## Direction:
In this exercise, the entries below include pictures. Repeat exactly the lines from the line with "Rebuild this chart" to the line with "74, left: 81", including both, but without the pictures.

## Data provided:

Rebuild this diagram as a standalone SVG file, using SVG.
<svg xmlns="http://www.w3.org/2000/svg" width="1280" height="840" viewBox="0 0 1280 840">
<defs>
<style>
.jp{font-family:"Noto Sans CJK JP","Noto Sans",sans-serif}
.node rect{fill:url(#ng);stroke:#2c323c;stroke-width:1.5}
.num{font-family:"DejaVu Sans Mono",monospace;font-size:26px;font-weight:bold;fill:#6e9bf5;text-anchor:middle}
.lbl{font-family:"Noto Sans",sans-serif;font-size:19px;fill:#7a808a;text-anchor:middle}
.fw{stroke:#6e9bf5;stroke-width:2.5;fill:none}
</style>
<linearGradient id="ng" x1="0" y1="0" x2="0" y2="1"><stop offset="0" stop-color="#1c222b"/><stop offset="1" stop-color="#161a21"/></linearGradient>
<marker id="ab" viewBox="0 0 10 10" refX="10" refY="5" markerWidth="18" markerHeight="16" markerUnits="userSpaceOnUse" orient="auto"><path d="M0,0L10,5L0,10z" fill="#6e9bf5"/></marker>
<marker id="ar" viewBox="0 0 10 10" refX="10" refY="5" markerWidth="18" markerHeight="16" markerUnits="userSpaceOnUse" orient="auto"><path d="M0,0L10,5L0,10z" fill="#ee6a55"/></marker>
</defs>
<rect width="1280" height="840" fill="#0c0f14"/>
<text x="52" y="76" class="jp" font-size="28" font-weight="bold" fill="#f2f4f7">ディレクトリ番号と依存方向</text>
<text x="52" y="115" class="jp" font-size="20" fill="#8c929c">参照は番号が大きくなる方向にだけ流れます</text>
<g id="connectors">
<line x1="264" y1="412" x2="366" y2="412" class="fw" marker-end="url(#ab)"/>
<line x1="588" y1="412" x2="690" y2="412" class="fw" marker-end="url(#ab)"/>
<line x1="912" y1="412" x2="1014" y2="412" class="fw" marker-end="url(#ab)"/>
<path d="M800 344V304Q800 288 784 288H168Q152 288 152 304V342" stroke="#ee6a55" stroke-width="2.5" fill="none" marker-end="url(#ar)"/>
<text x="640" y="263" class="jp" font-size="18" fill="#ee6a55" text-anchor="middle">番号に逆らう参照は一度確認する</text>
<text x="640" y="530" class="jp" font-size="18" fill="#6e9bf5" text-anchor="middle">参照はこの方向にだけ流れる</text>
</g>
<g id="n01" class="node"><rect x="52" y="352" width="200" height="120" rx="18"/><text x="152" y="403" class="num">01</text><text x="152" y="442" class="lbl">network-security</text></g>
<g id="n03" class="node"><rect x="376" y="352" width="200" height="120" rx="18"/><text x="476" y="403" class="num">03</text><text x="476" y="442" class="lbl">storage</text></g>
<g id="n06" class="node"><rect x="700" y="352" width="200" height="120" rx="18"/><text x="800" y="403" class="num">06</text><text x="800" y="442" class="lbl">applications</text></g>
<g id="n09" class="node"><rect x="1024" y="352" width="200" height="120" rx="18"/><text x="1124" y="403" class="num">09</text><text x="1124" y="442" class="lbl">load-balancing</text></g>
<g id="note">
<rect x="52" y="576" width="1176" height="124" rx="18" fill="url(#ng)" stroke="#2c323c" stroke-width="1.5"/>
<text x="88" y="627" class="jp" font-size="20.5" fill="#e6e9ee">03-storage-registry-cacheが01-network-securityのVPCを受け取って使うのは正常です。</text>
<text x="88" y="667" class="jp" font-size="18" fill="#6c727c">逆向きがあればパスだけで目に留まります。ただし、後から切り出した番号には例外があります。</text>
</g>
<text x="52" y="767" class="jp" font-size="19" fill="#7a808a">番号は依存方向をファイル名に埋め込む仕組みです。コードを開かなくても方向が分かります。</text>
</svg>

---

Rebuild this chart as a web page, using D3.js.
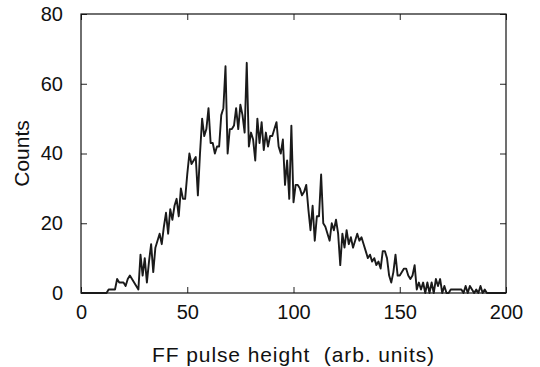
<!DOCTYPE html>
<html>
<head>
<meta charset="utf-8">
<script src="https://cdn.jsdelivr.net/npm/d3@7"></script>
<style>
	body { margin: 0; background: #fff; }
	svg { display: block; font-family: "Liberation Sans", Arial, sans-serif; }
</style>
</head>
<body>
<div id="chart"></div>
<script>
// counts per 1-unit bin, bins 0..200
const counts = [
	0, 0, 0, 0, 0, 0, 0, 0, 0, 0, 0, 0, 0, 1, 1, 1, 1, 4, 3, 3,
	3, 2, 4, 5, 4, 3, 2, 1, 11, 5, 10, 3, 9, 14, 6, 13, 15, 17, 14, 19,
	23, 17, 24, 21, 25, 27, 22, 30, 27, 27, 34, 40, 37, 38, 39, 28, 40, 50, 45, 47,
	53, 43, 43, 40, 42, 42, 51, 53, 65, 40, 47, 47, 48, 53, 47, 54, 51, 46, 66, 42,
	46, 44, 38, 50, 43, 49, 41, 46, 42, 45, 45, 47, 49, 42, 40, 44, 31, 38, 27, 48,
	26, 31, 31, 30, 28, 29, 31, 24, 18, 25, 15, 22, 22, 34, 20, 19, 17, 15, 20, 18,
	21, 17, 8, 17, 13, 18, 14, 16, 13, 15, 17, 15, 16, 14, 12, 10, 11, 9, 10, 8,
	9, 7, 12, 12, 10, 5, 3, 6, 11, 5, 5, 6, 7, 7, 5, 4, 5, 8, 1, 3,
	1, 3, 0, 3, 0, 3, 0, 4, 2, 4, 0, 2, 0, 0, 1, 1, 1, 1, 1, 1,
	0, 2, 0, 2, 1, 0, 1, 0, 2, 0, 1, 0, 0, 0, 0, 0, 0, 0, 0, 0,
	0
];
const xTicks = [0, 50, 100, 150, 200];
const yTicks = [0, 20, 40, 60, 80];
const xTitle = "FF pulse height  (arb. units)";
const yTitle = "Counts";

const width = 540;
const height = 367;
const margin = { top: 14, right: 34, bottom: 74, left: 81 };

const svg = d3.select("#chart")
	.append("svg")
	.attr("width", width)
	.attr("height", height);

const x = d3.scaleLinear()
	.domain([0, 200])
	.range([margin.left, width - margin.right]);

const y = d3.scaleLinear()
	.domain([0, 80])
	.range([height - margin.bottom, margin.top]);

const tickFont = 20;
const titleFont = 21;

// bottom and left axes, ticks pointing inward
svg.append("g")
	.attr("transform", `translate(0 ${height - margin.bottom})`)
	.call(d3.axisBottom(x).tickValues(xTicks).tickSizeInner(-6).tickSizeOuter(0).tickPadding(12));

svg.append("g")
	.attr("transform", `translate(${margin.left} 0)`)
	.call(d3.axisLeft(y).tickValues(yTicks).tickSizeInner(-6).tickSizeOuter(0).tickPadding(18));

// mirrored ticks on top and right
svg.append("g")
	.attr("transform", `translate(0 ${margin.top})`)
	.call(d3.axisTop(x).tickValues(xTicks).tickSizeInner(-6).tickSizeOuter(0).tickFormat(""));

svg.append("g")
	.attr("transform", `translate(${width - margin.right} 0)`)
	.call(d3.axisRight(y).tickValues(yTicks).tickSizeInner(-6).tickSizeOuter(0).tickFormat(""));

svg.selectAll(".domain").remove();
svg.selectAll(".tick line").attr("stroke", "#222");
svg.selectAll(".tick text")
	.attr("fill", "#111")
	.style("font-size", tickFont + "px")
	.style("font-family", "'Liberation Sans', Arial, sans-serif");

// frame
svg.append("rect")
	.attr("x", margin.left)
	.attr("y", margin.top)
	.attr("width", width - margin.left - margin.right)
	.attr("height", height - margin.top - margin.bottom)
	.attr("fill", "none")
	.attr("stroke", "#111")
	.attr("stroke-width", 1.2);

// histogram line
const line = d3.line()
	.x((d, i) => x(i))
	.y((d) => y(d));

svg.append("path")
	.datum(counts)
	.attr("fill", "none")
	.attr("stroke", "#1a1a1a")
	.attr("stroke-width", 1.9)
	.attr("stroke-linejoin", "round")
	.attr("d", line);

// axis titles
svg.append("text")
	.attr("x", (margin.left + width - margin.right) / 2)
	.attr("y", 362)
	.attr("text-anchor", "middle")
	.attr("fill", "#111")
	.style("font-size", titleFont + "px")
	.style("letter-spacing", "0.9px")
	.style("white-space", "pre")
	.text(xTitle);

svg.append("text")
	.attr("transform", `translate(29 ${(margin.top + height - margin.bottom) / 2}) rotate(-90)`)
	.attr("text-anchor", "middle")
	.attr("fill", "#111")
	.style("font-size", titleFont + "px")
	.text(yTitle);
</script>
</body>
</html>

...

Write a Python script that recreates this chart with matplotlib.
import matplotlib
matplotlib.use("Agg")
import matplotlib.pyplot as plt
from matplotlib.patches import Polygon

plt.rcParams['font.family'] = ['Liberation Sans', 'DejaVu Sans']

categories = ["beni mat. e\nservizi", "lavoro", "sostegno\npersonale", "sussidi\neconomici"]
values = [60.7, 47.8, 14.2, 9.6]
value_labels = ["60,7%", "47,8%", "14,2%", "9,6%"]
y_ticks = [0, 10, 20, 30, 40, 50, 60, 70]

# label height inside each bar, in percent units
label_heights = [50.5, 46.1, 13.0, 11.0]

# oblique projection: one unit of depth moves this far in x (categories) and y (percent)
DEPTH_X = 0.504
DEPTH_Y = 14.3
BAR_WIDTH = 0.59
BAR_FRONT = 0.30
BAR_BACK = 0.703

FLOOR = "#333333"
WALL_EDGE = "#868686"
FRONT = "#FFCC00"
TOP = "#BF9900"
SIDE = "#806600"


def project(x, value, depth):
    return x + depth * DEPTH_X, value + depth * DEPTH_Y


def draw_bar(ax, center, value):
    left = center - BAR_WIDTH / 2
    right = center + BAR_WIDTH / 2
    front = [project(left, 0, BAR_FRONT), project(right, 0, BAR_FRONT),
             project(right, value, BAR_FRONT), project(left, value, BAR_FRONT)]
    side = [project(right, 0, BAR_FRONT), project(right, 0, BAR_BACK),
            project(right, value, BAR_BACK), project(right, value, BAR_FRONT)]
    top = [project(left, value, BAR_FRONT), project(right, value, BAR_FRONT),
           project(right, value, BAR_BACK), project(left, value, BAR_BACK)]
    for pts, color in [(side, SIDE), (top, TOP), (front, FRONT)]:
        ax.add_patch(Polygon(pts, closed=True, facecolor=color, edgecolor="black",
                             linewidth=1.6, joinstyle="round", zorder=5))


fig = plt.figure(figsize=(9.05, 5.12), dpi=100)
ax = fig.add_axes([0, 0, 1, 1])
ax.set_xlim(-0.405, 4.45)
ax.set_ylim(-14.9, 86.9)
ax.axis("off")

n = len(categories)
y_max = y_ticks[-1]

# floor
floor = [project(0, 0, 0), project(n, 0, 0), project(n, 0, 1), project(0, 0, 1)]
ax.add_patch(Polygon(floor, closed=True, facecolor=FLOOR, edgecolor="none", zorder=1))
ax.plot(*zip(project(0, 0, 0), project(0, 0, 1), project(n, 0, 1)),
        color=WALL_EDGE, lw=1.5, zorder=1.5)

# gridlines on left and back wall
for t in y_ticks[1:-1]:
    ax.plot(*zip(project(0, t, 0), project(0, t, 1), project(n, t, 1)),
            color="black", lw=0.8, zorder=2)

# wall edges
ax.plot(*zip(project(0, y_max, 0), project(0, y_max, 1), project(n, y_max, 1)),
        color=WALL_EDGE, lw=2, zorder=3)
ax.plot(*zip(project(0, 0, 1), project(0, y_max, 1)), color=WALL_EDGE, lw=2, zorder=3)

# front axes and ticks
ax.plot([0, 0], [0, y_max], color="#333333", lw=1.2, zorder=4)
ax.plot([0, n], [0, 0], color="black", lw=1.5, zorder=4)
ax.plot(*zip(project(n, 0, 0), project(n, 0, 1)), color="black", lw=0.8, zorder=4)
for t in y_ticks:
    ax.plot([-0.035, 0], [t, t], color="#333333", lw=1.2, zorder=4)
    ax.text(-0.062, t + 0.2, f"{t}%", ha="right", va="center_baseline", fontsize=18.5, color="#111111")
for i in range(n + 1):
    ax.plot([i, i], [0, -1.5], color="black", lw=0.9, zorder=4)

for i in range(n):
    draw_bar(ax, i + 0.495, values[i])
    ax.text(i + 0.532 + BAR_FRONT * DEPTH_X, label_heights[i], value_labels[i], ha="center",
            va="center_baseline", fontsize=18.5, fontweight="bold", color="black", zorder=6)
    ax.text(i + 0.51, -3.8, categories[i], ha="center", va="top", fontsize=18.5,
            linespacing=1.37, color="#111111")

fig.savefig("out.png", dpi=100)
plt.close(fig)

## Answer:
Rebuild this chart as a web page, using D3.js.
<!DOCTYPE html>
<html>
<head>
<meta charset="utf-8">
<script src="https://cdn.jsdelivr.net/npm/d3@7"></script>
<style>
	body { margin: 0; background: #fff; }
	svg { display: block; font-family: "Liberation Sans", Arial, sans-serif; }
</style>
</head>
<body>
<div id="chart"></div>
<script>
// counts per 1-unit bin, bins 0..200
const counts = [
	0, 0, 0, 0, 0, 0, 0, 0, 0, 0, 0, 0, 0, 1, 1, 1, 1, 4, 3, 3,
	3, 2, 4, 5, 4, 3, 2, 1, 11, 5, 10, 3, 9, 14, 6, 13, 15, 17, 14, 19,
	23, 17, 24, 21, 25, 27, 22, 30, 27, 27, 34, 40, 37, 38, 39, 28, 40, 50, 45, 47,
	53, 43, 43, 40, 42, 42, 51, 53, 65, 40, 47, 47, 48, 53, 47, 54, 51, 46, 66, 42,
	46, 44, 38, 50, 43, 49, 41, 46, 42, 45, 45, 47, 49, 42, 40, 44, 31, 38, 27, 48,
	26, 31, 31, 30, 28, 29, 31, 24, 18, 25, 15, 22, 22, 34, 20, 19, 17, 15, 20, 18,
	21, 17, 8, 17, 13, 18, 14, 16, 13, 15, 17, 15, 16, 14, 12, 10, 11, 9, 10, 8,
	9, 7, 12, 12, 10, 5, 3, 6, 11, 5, 5, 6, 7, 7, 5, 4, 5, 8, 1, 3,
	1, 3, 0, 3, 0, 3, 0, 4, 2, 4, 0, 2, 0, 0, 1, 1, 1, 1, 1, 1,
	0, 2, 0, 2, 1, 0, 1, 0, 2, 0, 1, 0, 0, 0, 0, 0, 0, 0, 0, 0,
	0
];
const xTicks = [0, 50, 100, 150, 200];
const yTicks = [0, 20, 40, 60, 80];
const xTitle = "FF pulse height  (arb. units)";
const yTitle = "Counts";

const width = 540;
const height = 367;
const margin = { top: 14, right: 34, bottom: 74, left: 81 };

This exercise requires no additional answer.